- _Aim of the exercise_: Gather from the listing below each line that includes the word "chart", and copy it.

########################################

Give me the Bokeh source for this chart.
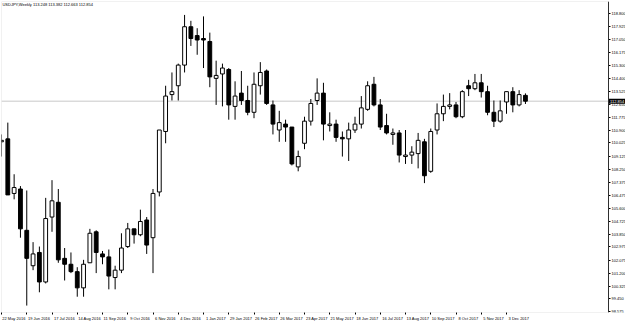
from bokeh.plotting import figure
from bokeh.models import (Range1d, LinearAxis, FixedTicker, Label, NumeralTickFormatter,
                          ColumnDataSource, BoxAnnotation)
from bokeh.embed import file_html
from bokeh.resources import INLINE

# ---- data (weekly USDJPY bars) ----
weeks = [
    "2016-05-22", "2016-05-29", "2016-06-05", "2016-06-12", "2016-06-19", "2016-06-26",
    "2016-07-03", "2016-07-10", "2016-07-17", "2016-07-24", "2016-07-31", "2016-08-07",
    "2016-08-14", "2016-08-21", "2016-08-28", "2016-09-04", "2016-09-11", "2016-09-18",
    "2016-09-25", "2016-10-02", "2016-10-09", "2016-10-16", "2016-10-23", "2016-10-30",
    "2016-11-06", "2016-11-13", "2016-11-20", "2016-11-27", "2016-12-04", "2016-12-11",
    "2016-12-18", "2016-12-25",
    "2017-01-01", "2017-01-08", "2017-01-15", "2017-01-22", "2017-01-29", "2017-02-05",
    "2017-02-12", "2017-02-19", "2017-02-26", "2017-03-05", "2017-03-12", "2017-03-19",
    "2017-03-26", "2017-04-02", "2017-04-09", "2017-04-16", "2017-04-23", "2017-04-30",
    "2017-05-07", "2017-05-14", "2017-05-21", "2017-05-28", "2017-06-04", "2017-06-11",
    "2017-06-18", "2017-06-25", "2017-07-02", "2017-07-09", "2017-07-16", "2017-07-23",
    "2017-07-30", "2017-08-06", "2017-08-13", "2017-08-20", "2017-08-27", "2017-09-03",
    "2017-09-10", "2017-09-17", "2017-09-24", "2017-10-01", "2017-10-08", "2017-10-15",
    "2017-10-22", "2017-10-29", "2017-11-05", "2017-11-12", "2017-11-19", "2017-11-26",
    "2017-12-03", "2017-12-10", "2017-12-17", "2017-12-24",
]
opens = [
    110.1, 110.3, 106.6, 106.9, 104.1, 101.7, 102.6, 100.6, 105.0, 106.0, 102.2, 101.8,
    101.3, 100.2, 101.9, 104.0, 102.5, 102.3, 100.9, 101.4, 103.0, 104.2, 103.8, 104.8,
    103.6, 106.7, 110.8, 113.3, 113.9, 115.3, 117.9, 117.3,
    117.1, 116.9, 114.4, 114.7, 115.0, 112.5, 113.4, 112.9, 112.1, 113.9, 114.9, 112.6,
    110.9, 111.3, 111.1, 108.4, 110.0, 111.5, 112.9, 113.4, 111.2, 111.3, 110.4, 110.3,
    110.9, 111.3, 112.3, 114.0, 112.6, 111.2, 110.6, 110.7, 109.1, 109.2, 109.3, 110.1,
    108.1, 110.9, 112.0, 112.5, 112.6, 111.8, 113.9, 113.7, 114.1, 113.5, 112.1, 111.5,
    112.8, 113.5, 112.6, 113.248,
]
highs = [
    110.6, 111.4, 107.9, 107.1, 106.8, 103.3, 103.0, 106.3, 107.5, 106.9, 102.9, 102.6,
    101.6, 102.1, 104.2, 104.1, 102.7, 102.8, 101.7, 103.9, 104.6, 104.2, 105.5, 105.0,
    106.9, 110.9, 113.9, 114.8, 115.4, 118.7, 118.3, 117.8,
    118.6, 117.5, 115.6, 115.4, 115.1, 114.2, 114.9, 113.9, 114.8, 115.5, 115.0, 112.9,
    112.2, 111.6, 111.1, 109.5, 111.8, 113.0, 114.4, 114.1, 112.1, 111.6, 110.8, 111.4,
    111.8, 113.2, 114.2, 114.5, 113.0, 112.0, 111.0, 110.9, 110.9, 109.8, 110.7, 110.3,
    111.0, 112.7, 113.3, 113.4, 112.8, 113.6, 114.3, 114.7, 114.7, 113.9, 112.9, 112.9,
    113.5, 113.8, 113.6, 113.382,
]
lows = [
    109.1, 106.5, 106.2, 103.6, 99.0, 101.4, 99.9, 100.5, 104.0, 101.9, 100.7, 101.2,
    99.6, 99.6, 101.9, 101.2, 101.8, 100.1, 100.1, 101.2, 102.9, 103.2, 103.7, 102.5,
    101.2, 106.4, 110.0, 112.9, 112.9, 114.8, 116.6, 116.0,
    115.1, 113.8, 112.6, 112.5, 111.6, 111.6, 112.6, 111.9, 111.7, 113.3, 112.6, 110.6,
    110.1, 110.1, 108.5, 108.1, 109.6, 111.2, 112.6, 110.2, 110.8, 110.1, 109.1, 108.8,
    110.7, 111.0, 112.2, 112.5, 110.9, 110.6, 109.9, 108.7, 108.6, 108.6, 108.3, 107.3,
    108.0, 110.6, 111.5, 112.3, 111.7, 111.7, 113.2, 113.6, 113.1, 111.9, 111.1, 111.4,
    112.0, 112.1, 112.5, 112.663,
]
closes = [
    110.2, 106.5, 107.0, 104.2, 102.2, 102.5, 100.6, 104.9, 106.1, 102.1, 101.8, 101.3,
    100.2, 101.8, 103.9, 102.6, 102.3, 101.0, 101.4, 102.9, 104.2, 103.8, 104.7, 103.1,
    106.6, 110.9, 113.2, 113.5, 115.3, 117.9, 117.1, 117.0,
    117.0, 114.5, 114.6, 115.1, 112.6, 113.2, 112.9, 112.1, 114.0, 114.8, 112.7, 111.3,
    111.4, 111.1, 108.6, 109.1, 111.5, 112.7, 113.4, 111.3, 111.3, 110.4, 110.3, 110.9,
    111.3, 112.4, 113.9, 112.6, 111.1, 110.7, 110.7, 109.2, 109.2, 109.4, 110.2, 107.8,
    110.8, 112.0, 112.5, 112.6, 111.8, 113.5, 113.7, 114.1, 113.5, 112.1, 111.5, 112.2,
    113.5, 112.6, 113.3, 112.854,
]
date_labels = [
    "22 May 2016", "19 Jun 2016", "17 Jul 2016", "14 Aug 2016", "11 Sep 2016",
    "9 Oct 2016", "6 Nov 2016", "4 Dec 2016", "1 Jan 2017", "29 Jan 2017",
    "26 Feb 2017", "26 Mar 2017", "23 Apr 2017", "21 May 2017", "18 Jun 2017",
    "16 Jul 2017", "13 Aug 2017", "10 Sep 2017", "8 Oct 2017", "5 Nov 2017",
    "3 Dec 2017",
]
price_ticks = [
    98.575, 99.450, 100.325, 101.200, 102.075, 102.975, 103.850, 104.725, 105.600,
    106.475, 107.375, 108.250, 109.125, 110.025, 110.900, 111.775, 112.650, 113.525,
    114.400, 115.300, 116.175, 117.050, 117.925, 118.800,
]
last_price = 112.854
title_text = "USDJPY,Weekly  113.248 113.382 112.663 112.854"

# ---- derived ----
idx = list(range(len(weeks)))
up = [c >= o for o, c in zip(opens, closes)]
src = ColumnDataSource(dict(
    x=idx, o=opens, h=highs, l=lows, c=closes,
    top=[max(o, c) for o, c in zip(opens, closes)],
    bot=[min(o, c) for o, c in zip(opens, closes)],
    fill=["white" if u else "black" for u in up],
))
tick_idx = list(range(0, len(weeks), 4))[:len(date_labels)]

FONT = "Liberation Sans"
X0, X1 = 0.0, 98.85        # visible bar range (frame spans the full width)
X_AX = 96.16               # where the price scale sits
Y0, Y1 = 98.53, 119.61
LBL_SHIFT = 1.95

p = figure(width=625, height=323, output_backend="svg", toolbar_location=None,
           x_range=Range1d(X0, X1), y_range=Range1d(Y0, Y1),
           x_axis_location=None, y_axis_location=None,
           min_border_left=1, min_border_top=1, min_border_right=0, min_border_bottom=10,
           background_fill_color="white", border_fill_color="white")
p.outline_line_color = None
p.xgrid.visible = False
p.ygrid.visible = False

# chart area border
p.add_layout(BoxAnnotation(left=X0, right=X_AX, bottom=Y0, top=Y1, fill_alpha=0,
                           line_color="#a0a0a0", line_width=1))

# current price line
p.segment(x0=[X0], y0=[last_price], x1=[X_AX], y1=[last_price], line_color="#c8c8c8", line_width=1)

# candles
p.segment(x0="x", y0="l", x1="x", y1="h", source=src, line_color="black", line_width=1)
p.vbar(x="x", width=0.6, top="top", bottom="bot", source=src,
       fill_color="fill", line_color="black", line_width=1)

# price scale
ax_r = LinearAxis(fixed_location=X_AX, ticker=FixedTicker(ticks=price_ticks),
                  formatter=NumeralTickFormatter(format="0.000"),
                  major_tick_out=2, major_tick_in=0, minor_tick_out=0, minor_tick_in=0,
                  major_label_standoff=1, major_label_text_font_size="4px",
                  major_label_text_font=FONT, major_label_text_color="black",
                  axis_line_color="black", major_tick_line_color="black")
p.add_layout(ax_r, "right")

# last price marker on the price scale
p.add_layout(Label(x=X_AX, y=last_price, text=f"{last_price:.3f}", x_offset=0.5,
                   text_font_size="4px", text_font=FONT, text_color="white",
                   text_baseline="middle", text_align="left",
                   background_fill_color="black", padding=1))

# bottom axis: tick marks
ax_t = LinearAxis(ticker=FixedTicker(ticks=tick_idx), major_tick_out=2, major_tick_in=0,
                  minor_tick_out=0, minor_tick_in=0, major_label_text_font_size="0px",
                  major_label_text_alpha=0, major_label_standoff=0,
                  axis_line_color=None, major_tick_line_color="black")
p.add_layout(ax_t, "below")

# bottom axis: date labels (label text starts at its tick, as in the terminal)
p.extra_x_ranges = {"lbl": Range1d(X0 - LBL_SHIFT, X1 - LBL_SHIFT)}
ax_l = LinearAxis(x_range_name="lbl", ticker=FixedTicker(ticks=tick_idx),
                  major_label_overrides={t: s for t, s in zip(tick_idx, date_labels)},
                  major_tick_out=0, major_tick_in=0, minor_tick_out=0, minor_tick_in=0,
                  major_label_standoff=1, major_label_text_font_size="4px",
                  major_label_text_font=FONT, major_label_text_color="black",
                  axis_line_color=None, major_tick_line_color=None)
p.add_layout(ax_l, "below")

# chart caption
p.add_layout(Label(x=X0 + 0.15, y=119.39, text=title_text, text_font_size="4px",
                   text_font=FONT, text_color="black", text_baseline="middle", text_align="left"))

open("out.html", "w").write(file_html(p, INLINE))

########################################

- _Finished exercise_:
Give me the Bokeh source for this chart.
# chart area border
# chart caption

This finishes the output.